**What is needed:**
Would you transcribe the whole listing exactly, minus its pictures?

**Dataset excerpt:**

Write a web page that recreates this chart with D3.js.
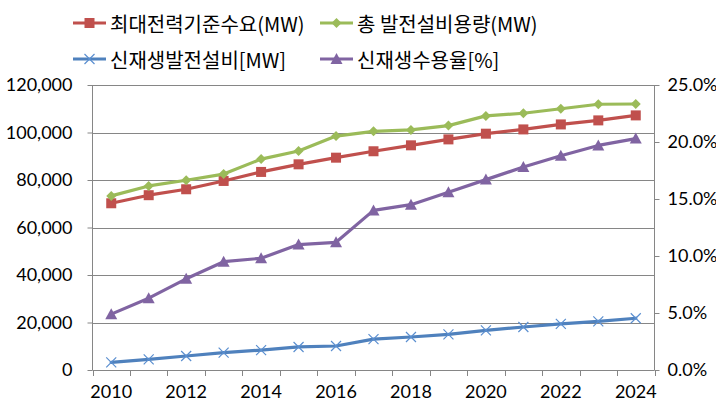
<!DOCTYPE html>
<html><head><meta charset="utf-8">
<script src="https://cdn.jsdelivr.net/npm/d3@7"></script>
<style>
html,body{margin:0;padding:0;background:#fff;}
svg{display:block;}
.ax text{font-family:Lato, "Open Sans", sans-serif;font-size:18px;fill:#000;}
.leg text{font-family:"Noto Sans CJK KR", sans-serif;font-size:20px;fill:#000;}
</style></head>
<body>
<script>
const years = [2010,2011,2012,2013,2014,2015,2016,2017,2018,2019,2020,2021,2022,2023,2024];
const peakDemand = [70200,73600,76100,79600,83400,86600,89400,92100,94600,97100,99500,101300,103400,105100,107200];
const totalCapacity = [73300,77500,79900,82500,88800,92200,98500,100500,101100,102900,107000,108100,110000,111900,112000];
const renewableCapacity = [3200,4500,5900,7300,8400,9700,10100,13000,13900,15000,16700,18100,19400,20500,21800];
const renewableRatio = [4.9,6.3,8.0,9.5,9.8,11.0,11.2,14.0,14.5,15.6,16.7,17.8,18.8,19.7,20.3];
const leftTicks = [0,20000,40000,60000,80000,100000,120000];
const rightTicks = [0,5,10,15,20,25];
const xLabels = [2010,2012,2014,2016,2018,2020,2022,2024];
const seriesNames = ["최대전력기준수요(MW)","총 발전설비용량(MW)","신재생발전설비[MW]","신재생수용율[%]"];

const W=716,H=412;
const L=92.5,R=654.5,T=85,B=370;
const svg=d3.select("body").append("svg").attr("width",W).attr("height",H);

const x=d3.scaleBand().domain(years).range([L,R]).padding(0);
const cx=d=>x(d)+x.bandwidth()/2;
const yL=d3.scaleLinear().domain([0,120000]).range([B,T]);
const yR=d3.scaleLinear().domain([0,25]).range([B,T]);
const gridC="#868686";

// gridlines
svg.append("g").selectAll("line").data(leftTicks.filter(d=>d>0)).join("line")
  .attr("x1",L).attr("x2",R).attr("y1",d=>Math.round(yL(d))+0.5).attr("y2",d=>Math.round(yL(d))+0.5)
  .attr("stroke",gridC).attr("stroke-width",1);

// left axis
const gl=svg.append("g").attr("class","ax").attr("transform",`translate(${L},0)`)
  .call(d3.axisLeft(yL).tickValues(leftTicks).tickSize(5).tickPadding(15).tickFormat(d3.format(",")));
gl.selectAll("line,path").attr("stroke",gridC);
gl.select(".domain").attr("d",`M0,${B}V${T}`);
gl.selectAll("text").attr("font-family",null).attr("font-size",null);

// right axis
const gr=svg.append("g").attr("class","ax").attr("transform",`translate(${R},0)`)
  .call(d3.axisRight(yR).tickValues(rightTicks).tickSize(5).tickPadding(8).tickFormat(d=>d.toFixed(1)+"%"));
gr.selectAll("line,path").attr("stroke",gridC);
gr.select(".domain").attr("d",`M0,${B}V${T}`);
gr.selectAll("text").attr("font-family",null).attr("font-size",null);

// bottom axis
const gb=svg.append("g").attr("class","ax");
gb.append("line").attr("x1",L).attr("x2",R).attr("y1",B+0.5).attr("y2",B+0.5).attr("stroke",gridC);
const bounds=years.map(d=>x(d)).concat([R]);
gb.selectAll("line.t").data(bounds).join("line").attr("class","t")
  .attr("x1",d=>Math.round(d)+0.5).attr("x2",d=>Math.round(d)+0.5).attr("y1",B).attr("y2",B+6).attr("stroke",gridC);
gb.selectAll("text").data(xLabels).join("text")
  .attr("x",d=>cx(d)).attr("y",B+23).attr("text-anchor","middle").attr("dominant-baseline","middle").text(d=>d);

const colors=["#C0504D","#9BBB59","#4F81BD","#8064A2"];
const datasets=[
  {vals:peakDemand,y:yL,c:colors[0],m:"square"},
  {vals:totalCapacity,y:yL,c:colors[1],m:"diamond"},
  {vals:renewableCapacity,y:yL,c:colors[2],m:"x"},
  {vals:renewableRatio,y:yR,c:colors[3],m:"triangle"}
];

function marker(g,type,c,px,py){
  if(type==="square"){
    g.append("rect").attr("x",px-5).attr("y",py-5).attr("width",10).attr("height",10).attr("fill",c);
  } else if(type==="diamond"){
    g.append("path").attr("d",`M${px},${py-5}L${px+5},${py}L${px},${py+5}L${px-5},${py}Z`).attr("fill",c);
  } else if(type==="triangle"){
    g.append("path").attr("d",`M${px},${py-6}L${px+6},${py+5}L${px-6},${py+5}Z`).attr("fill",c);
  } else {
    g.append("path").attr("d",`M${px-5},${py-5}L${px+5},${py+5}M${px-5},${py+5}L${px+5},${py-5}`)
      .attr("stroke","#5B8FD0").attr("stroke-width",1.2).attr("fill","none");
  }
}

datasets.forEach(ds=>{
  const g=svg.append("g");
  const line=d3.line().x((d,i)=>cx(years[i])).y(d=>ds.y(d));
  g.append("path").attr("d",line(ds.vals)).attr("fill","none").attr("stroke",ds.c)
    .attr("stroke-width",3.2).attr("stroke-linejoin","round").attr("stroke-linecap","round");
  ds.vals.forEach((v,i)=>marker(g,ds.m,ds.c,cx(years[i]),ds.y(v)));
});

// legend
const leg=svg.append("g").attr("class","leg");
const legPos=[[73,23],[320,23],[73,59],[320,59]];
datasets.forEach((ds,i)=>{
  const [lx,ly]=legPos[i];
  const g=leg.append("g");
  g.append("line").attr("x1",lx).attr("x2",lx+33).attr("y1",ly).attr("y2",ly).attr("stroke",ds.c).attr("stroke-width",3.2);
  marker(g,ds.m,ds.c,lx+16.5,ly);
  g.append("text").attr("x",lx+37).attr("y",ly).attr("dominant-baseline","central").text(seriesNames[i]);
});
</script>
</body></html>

**Solution to the exercise:**
Write a web page that recreates this chart with D3.js.
<!DOCTYPE html>
<html><head><meta charset="utf-8">
<script src="https://cdn.jsdelivr.net/npm/d3@7"></script>
<style>
html,body{margin:0;padding:0;background:#fff;}
svg{display:block;}
.ax text{font-family:Lato, "Open Sans", sans-serif;font-size:18px;fill:#000;}
.leg text{font-family:"Noto Sans CJK KR", sans-serif;font-size:20px;fill:#000;}
</style></head>
<body>
<script>
const years = [2010,2011,2012,2013,2014,2015,2016,2017,2018,2019,2020,2021,2022,2023,2024];
const peakDemand = [70200,73600,76100,79600,83400,86600,89400,92100,94600,97100,99500,101300,103400,105100,107200];
const totalCapacity = [73300,77500,79900,82500,88800,92200,98500,100500,101100,102900,107000,108100,110000,111900,112000];
const renewableCapacity = [3200,4500,5900,7300,8400,9700,10100,13000,13900,15000,16700,18100,19400,20500,21800];
const renewableRatio = [4.9,6.3,8.0,9.5,9.8,11.0,11.2,14.0,14.5,15.6,16.7,17.8,18.8,19.7,20.3];
const leftTicks = [0,20000,40000,60000,80000,100000,120000];
const rightTicks = [0,5,10,15,20,25];
const xLabels = [2010,2012,2014,2016,2018,2020,2022,2024];
const seriesNames = ["최대전력기준수요(MW)","총 발전설비용량(MW)","신재생발전설비[MW]","신재생수용율[%]"];

const W=716,H=412;
const L=92.5,R=654.5,T=85,B=370;
const svg=d3.select("body").append("svg").attr("width",W).attr("height",H);

const x=d3.scaleBand().domain(years).range([L,R]).padding(0);
const cx=d=>x(d)+x.bandwidth()/2;
const yL=d3.scaleLinear().domain([0,120000]).range([B,T]);
const yR=d3.scaleLinear().domain([0,25]).range([B,T]);
const gridC="#868686";

// gridlines
svg.append("g").selectAll("line").data(leftTicks.filter(d=>d>0)).join("line")
  .attr("x1",L).attr("x2",R).attr("y1",d=>Math.round(yL(d))+0.5).attr("y2",d=>Math.round(yL(d))+0.5)
  .attr("stroke",gridC).attr("stroke-width",1);

// left axis
const gl=svg.append("g").attr("class","ax").attr("transform",`translate(${L},0)`)
  .call(d3.axisLeft(yL).tickValues(leftTicks).tickSize(5).tickPadding(15).tickFormat(d3.format(",")));
gl.selectAll("line,path").attr("stroke",gridC);
gl.select(".domain").attr("d",`M0,${B}V${T}`);
gl.selectAll("text").attr("font-family",null).attr("font-size",null);

// right axis
const gr=svg.append("g").attr("class","ax").attr("transform",`translate(${R},0)`)
  .call(d3.axisRight(yR).tickValues(rightTicks).tickSize(5).tickPadding(8).tickFormat(d=>d.toFixed(1)+"%"));
gr.selectAll("line,path").attr("stroke",gridC);
gr.select(".domain").attr("d",`M0,${B}V${T}`);
gr.selectAll("text").attr("font-family",null).attr("font-size",null);

// bottom axis
const gb=svg.append("g").attr("class","ax");
gb.append("line").attr("x1",L).attr("x2",R).attr("y1",B+0.5).attr("y2",B+0.5).attr("stroke",gridC);
const bounds=years.map(d=>x(d)).concat([R]);
gb.selectAll("line.t").data(bounds).join("line").attr("class","t")
  .attr("x1",d=>Math.round(d)+0.5).attr("x2",d=>Math.round(d)+0.5).attr("y1",B).attr("y2",B+6).attr("stroke",gridC);
gb.selectAll("text").data(xLabels).join("text")
  .attr("x",d=>cx(d)).attr("y",B+23).attr("text-anchor","middle").attr("dominant-baseline","middle").text(d=>d);

const colors=["#C0504D","#9BBB59","#4F81BD","#8064A2"];
const datasets=[
  {vals:peakDemand,y:yL,c:colors[0],m:"square"},
  {vals:totalCapacity,y:yL,c:colors[1],m:"diamond"},
  {vals:renewableCapacity,y:yL,c:colors[2],m:"x"},
  {vals:renewableRatio,y:yR,c:colors[3],m:"triangle"}
];

function marker(g,type,c,px,py){
  if(type==="square"){
    g.append("rect").attr("x",px-5).attr("y",py-5).attr("width",10).attr("height",10).attr("fill",c);
  } else if(type==="diamond"){
    g.append("path").attr("d",`M${px},${py-5}L${px+5},${py}L${px},${py+5}L${px-5},${py}Z`).attr("fill",c);
  } else if(type==="triangle"){
    g.append("path").attr("d",`M${px},${py-6}L${px+6},${py+5}L${px-6},${py+5}Z`).attr("fill",c);
  } else {
    g.append("path").attr("d",`M${px-5},${py-5}L${px+5},${py+5}M${px-5},${py+5}L${px+5},${py-5}`)
      .attr("stroke","#5B8FD0").attr("stroke-width",1.2).attr("fill","none");
  }
}

datasets.forEach(ds=>{
  const g=svg.append("g");
  const line=d3.line().x((d,i)=>cx(years[i])).y(d=>ds.y(d));
  g.append("path").attr("d",line(ds.vals)).attr("fill","none").attr("stroke",ds.c)
    .attr("stroke-width",3.2).attr("stroke-linejoin","round").attr("stroke-linecap","round");
  ds.vals.forEach((v,i)=>marker(g,ds.m,ds.c,cx(years[i]),ds.y(v)));
});

// legend
const leg=svg.append("g").attr("class","leg");
const legPos=[[73,23],[320,23],[73,59],[320,59]];
datasets.forEach((ds,i)=>{
  const [lx,ly]=legPos[i];
  const g=leg.append("g");
  g.append("line").attr("x1",lx).attr("x2",lx+33).attr("y1",ly).attr("y2",ly).attr("stroke",ds.c).attr("stroke-width",3.2);
  marker(g,ds.m,ds.c,lx+16.5,ly);
  g.append("text").attr("x",lx+37).attr("y",ly).attr("dominant-baseline","central").text(seriesNames[i]);
});
</script>
</body></html>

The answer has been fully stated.